* Given material
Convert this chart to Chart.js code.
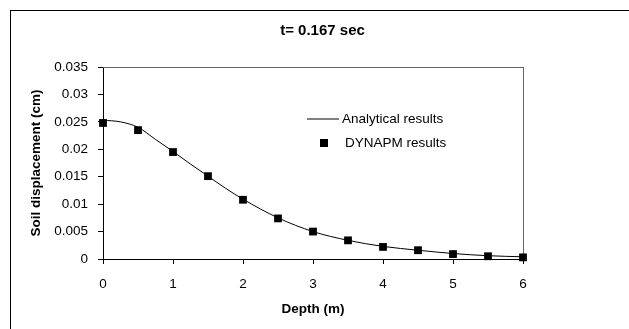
<!DOCTYPE html>
<html>
<head>
<meta charset="utf-8">
<script src="https://cdn.jsdelivr.net/npm/chart.js@4"></script>
<style>
  html, body { margin: 0; padding: 0; background: #fff; overflow: hidden; }
  #frame { position: absolute; left: 10px; top: 10px; width: 700px; height: 400px; border: 1px solid #000; }
  #wrap { position: absolute; left: 0; top: 0; width: 629px; height: 329px; }
</style>
</head>
<body>
<div id="frame"></div>
<div id="wrap"><canvas id="chart" width="629" height="329"></canvas></div>
<script>
// depth (m) and displacement (cm)
var lineDepth = [0, 0.25, 0.5, 0.75, 1, 1.25, 1.5, 1.75, 2, 2.5, 3, 3.5, 4, 4.5, 5, 5.5, 6];
var analytical = [0.0253, 0.0250, 0.0240, 0.0218, 0.0196, 0.0173, 0.0151, 0.0129, 0.0109, 0.0075, 0.0050, 0.0034, 0.0023, 0.0016, 0.0010, 0.0006, 0.0004];

var pointDepth = [0, 0.5, 1, 1.5, 2, 2.5, 3, 3.5, 4, 4.5, 5, 5.5, 6];
var dynapm = [0.0248, 0.0235, 0.0195, 0.0151, 0.0108, 0.0074, 0.0050, 0.0034, 0.0022, 0.0016, 0.0009, 0.0005, 0.0003];

var xTicks = [0, 1, 2, 3, 4, 5, 6];
var yTicks = [0, 0.005, 0.01, 0.015, 0.02, 0.025, 0.03, 0.035];

var FONT = "'Liberation Sans', Arial, sans-serif";

function pairs(xs, ys) {
    return xs.map(function (x, i) { return { x: x, y: ys[i] }; });
}

// legend drawn inside the plot, like the Excel original
var insideLegend = {
    id: 'insideLegend',
    afterDatasetsDraw: function (chart) {
        var ctx = chart.ctx;
        var a = chart.chartArea;
        var sets = chart.data.datasets;
        var x0 = a.left + 204;
        var y0 = a.top + 52;
        ctx.save();
        ctx.font = "13.5px " + FONT;
        ctx.fillStyle = "#000";
        ctx.textBaseline = "middle";
        ctx.strokeStyle = "#000";
        ctx.lineWidth = 1;
        ctx.beginPath();
        ctx.moveTo(x0, y0);
        ctx.lineTo(x0 + 32, y0);
        ctx.stroke();
        ctx.fillText(sets[0].label, x0 + 35, y0);
        ctx.fillRect(x0 + 13, y0 + 24 - 4, 8, 8);
        ctx.fillText(sets[1].label, x0 + 38, y0 + 24);
        ctx.restore();
    }
};

new Chart(document.getElementById("chart"), {
    type: 'scatter',
    data: {
        datasets: [
            {
                label: "Analytical results",
                data: pairs(lineDepth, analytical),
                showLine: true,
                borderColor: "#000",
                borderWidth: 1,
                pointRadius: 0,
                tension: 0.4,
                cubicInterpolationMode: 'monotone',
                fill: false
            },
            {
                label: "DYNAPM results",
                data: pairs(pointDepth, dynapm),
                showLine: false,
                pointStyle: 'rect',
                pointRadius: 5.5,
                backgroundColor: "#000",
                borderColor: "#000",
                borderWidth: 0,
                clip: false
            }
        ]
    },
    options: {
        responsive: false,
        animation: false,
        layout: { padding: { left: 16, right: 0, top: 0, bottom: 0 } },
        plugins: {
            legend: { display: false },
            tooltip: { enabled: false },
            title: {
                display: true,
                text: 't= 0.167 sec',
                color: '#000',
                font: { family: FONT, size: 15, weight: 'bold' },
                padding: { top: 22, bottom: 27 }
            }
        },
        scales: {
            x: {
                type: 'linear',
                position: 'bottom',
                min: 0,
                max: 6,
                afterFit: function (s) { s.height = 70; },
                afterBuildTicks: function (s) { s.ticks = xTicks.map(function (v) { return { value: v }; }); },
                grid: { display: true, drawOnChartArea: false, drawTicks: true, tickLength: 5, color: '#000' },
                border: { display: true, color: '#000', width: 1 },
                ticks: { color: '#000', font: { family: FONT, size: 13.5 }, padding: 12, maxRotation: 0 },
                title: { display: true, text: 'Depth (m)', color: '#000', font: { family: FONT, size: 13.5, weight: 'bold' }, padding: { top: 0, bottom: 12 } }
            },
            y: {
                type: 'linear',
                position: 'left',
                min: 0,
                max: 0.035,
                afterFit: function (s) { s.width = 87; },
                afterBuildTicks: function (s) { s.ticks = yTicks.map(function (v) { return { value: v }; }); },
                grid: { display: true, drawOnChartArea: false, drawTicks: true, tickLength: 5, color: '#000' },
                border: { display: true, color: '#000', width: 1 },
                ticks: {
                    color: '#000',
                    font: { family: FONT, size: 13.5 },
                    padding: 10,
                    callback: function (v) { return String(+v.toFixed(3)); }
                },
                title: { display: true, text: 'Soil displacement (cm)', color: '#000', font: { family: FONT, size: 13.5, weight: 'bold' }, padding: { top: 12, bottom: 0 } }
            },
            xTop: {
                type: 'linear',
                position: 'top',
                min: 0,
                max: 6,
                afterFit: function (s) { s.height = 0; },
                grid: { display: false },
                ticks: { display: false },
                border: { display: true, color: '#666', width: 1 }
            },
            yRight: {
                type: 'linear',
                position: 'right',
                min: 0,
                max: 0.035,
                afterFit: function (s) { s.width = 106; },
                grid: { display: false },
                ticks: { display: false },
                border: { display: true, color: '#666', width: 1 }
            }
        }
    },
    plugins: [insideLegend]
});
</script>
</body>
</html>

* What you need to do
Exclude the images and reproduce the remaining data exactly.

* Solution to this exercise
Convert this chart to Chart.js code.
<!DOCTYPE html>
<html>
<head>
<meta charset="utf-8">
<script src="https://cdn.jsdelivr.net/npm/chart.js@4"></script>
<style>
  html, body { margin: 0; padding: 0; background: #fff; overflow: hidden; }
  #frame { position: absolute; left: 10px; top: 10px; width: 700px; height: 400px; border: 1px solid #000; }
  #wrap { position: absolute; left: 0; top: 0; width: 629px; height: 329px; }
</style>
</head>
<body>
<div id="frame"></div>
<div id="wrap"><canvas id="chart" width="629" height="329"></canvas></div>
<script>
// depth (m) and displacement (cm)
var lineDepth = [0, 0.25, 0.5, 0.75, 1, 1.25, 1.5, 1.75, 2, 2.5, 3, 3.5, 4, 4.5, 5, 5.5, 6];
var analytical = [0.0253, 0.0250, 0.0240, 0.0218, 0.0196, 0.0173, 0.0151, 0.0129, 0.0109, 0.0075, 0.0050, 0.0034, 0.0023, 0.0016, 0.0010, 0.0006, 0.0004];

var pointDepth = [0, 0.5, 1, 1.5, 2, 2.5, 3, 3.5, 4, 4.5, 5, 5.5, 6];
var dynapm = [0.0248, 0.0235, 0.0195, 0.0151, 0.0108, 0.0074, 0.0050, 0.0034, 0.0022, 0.0016, 0.0009, 0.0005, 0.0003];

var xTicks = [0, 1, 2, 3, 4, 5, 6];
var yTicks = [0, 0.005, 0.01, 0.015, 0.02, 0.025, 0.03, 0.035];

var FONT = "'Liberation Sans', Arial, sans-serif";

function pairs(xs, ys) {
    return xs.map(function (x, i) { return { x: x, y: ys[i] }; });
}

// legend drawn inside the plot, like the Excel original
var insideLegend = {
    id: 'insideLegend',
    afterDatasetsDraw: function (chart) {
        var ctx = chart.ctx;
        var a = chart.chartArea;
        var sets = chart.data.datasets;
        var x0 = a.left + 204;
        var y0 = a.top + 52;
        ctx.save();
        ctx.font = "13.5px " + FONT;
        ctx.fillStyle = "#000";
        ctx.textBaseline = "middle";
        ctx.strokeStyle = "#000";
        ctx.lineWidth = 1;
        ctx.beginPath();
        ctx.moveTo(x0, y0);
        ctx.lineTo(x0 + 32, y0);
        ctx.stroke();
        ctx.fillText(sets[0].label, x0 + 35, y0);
        ctx.fillRect(x0 + 13, y0 + 24 - 4, 8, 8);
        ctx.fillText(sets[1].label, x0 + 38, y0 + 24);
        ctx.restore();
    }
};

new Chart(document.getElementById("chart"), {
    type: 'scatter',
    data: {
        datasets: [
            {
                label: "Analytical results",
                data: pairs(lineDepth, analytical),
                showLine: true,
                borderColor: "#000",
                borderWidth: 1,
                pointRadius: 0,
                tension: 0.4,
                cubicInterpolationMode: 'monotone',
                fill: false
            },
            {
                label: "DYNAPM results",
                data: pairs(pointDepth, dynapm),
                showLine: false,
                pointStyle: 'rect',
                pointRadius: 5.5,
                backgroundColor: "#000",
                borderColor: "#000",
                borderWidth: 0,
                clip: false
            }
        ]
    },
    options: {
        responsive: false,
        animation: false,
        layout: { padding: { left: 16, right: 0, top: 0, bottom: 0 } },
        plugins: {
            legend: { display: false },
            tooltip: { enabled: false },
            title: {
                display: true,
                text: 't= 0.167 sec',
                color: '#000',
                font: { family: FONT, size: 15, weight: 'bold' },
                padding: { top: 22, bottom: 27 }
            }
        },
        scales: {
            x: {
                type: 'linear',
                position: 'bottom',
                min: 0,
                max: 6,
                afterFit: function (s) { s.height = 70; },
                afterBuildTicks: function (s) { s.ticks = xTicks.map(function (v) { return { value: v }; }); },
                grid: { display: true, drawOnChartArea: false, drawTicks: true, tickLength: 5, color: '#000' },
                border: { display: true, color: '#000', width: 1 },
                ticks: { color: '#000', font: { family: FONT, size: 13.5 }, padding: 12, maxRotation: 0 },
                title: { display: true, text: 'Depth (m)', color: '#000', font: { family: FONT, size: 13.5, weight: 'bold' }, padding: { top: 0, bottom: 12 } }
            },
            y: {
                type: 'linear',
                position: 'left',
                min: 0,
                max: 0.035,
                afterFit: function (s) { s.width = 87; },
                afterBuildTicks: function (s) { s.ticks = yTicks.map(function (v) { return { value: v }; }); },
                grid: { display: true, drawOnChartArea: false, drawTicks: true, tickLength: 5, color: '#000' },
                border: { display: true, color: '#000', width: 1 },
                ticks: {
                    color: '#000',
                    font: { family: FONT, size: 13.5 },
                    padding: 10,
                    callback: function (v) { return String(+v.toFixed(3)); }
                },
                title: { display: true, text: 'Soil displacement (cm)', color: '#000', font: { family: FONT, size: 13.5, weight: 'bold' }, padding: { top: 12, bottom: 0 } }
            },
            xTop: {
                type: 'linear',
                position: 'top',
                min: 0,
                max: 6,
                afterFit: function (s) { s.height = 0; },
                grid: { display: false },
                ticks: { display: false },
                border: { display: true, color: '#666', width: 1 }
            },
            yRight: {
                type: 'linear',
                position: 'right',
                min: 0,
                max: 0.035,
                afterFit: function (s) { s.width = 106; },
                grid: { display: false },
                ticks: { display: false },
                border: { display: true, color: '#666', width: 1 }
            }
        }
    },
    plugins: [insideLegend]
});
</script>
</body>
</html>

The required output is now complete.